There’s 3-inch CD-R Apertif (2004), which mined a original, hybrid vein of muddily dramatic trip-hop and glitch – “Teratogenic” even sported, seemingly, simulations of starved birds of prey contemplating a apocalyptic landscape. This doomy, foreboding structural stalk was followed by stylistic hodge-podges Ononharoia (2005) – an album Gausmann declares a personal favorite – and Circadian (2006), the spiked, angular, jolts’n’edges Parts (2006), and the shadowy, humidity-hemorrhaging amorphousness of Composition of a Recorded Mass (2007).
There are methods to Gausmann’s madness: “Within the last year, I've accrued a backlog of material that has only recently been mastered; with more tracks to pick from, it's easier to arrange them by theme. I don't mind the potpourri approach to album mixing, and will probably release some like that in the future. It's simply that the most recent work has sounded better grouped with neighboring themes, and I have enough of it to do so.”

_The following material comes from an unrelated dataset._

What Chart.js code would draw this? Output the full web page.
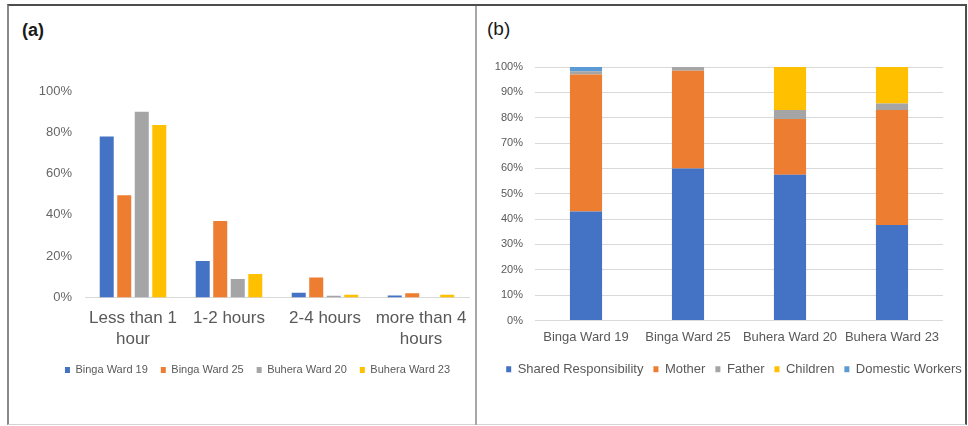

Field Report, Gausman’s latest effort, holds an unusual distinction. While Report is what she terms “an orphanage of an album,” a grouping of songs that “didn't play well with others, so they're forced to play with each other,” it nonetheless adds up to her most engrossing release to date: a darkened, entropic rumble that sneaks up on the listener. “Riesling” presents overlapping, bass-level concentric tones that continually expand outward, simulating bloated indigestion; “Imaginary Numbers” suggests loops of a live microphone-recorded thunderstorm with vintage 50s public-access samples folded in. Gausman created the latter using a 1980s record of office sound effects: “Lots of clunky teletext and now-antiquated copy machines. It employs the Vinyl Translator a great deal, a circuit-bent turntable that runs forwards and backwards from about 10 to 50 rpm. It's very fun to play, and gets trotted out to live gigs regularly.”